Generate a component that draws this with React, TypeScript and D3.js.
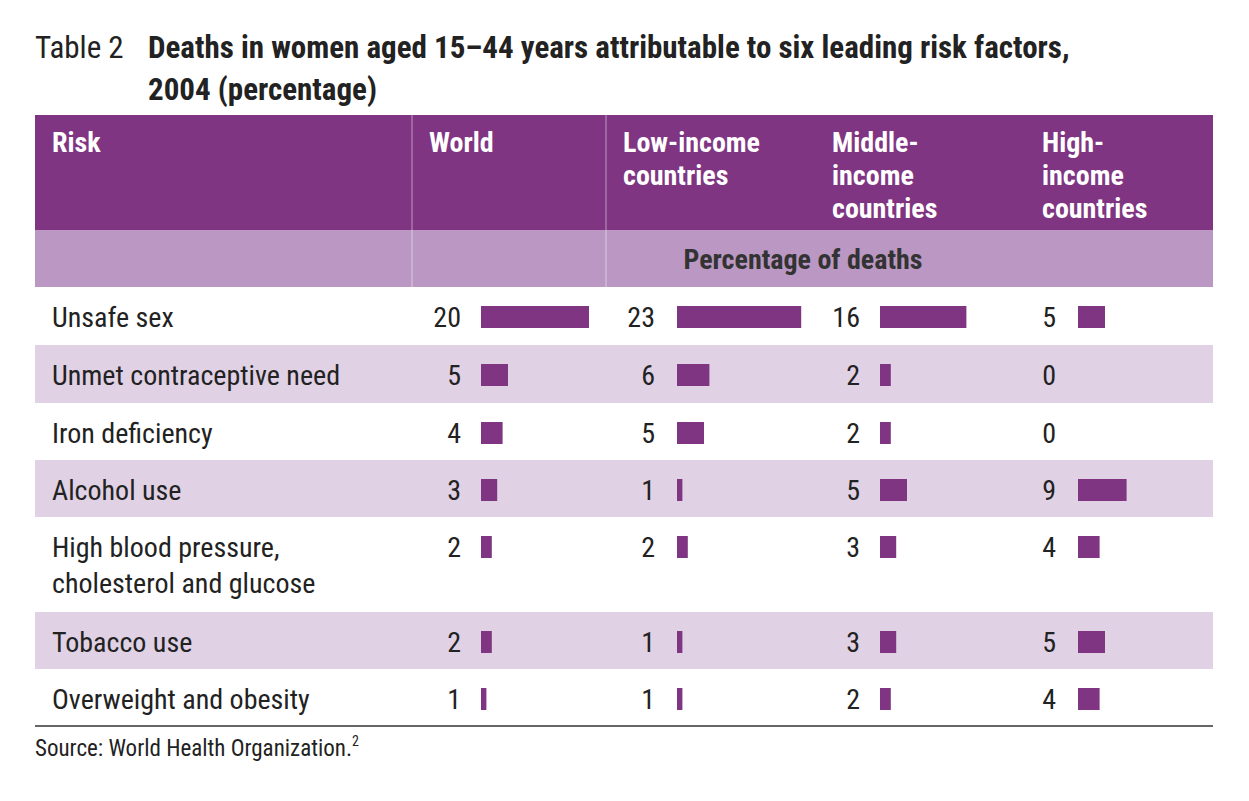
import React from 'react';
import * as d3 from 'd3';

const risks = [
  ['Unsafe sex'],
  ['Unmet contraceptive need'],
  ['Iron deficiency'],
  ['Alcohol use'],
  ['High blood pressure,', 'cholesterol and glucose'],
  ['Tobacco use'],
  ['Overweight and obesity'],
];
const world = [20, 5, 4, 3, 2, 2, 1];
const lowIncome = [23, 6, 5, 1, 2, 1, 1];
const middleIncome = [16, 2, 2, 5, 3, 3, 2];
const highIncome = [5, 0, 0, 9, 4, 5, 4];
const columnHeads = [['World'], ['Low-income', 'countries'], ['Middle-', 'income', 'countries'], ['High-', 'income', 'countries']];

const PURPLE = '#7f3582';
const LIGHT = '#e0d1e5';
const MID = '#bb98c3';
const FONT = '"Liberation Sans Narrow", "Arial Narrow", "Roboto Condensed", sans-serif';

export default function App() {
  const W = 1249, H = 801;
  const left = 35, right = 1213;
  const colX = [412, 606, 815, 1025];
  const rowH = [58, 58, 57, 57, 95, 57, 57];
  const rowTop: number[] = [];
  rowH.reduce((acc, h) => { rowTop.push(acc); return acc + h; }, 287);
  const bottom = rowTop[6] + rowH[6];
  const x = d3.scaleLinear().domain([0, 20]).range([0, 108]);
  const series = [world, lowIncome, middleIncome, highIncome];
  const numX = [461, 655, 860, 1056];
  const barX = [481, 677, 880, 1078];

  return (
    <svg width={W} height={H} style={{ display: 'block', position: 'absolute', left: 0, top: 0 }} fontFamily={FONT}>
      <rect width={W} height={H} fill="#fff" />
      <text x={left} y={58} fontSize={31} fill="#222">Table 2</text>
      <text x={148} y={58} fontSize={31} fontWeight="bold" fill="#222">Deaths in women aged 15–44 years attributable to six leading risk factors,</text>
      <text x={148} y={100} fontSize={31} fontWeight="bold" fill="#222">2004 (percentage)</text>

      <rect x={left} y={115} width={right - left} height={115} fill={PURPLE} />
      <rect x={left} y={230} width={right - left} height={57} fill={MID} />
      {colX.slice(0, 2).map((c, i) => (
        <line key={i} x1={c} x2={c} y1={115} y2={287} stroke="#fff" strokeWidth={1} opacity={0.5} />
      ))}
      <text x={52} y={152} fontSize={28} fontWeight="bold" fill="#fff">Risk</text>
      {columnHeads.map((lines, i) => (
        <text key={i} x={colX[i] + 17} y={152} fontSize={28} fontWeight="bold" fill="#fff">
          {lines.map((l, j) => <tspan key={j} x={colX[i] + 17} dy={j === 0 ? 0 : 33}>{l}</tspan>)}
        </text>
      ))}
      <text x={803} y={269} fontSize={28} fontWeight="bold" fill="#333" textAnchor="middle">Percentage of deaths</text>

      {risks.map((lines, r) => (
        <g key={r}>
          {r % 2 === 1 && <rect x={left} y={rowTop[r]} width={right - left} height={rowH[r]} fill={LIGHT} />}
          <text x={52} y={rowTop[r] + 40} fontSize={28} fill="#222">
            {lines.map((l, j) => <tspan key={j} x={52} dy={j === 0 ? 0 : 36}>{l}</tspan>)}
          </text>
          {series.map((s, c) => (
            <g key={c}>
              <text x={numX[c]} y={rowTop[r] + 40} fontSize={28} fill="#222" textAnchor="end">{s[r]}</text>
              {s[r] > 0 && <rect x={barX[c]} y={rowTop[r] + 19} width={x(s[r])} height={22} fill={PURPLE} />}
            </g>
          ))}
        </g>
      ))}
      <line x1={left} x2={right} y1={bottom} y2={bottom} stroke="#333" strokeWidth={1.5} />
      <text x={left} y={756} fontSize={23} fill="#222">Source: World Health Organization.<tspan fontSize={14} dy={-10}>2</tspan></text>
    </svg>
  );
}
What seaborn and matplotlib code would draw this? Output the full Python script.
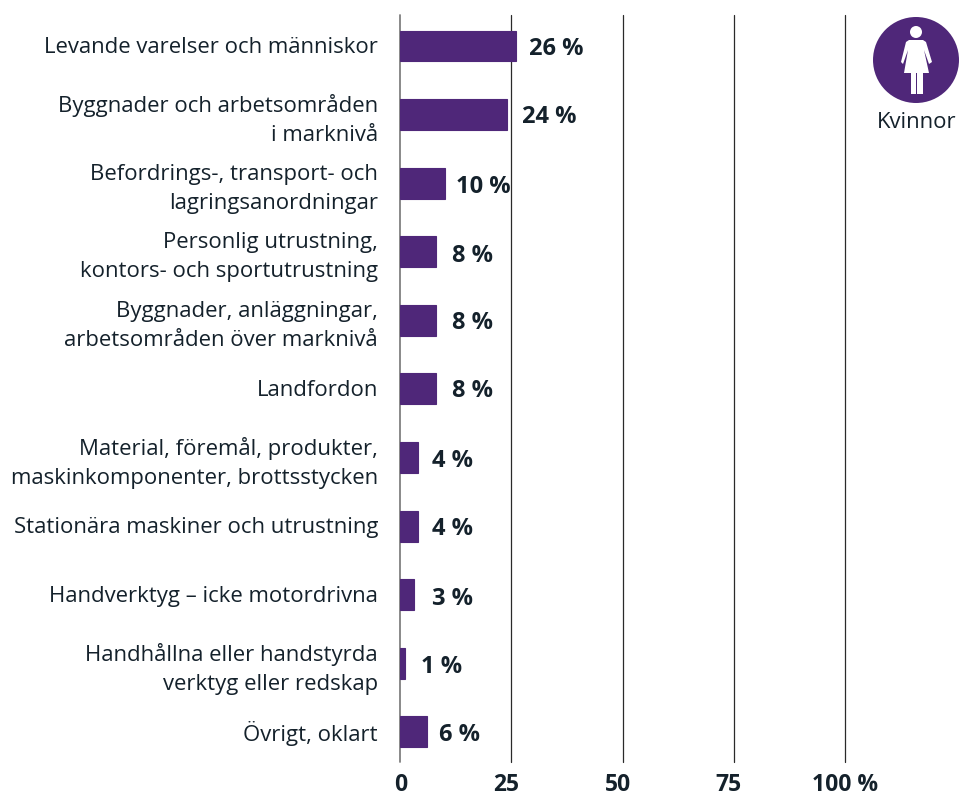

■ ■ ■ ■ ■

◆ **PROBLEM STATEMENT**
Only a number is wanted: how many lines contain "React"?

◆ **RESULT OF THIS EXERCISE**
2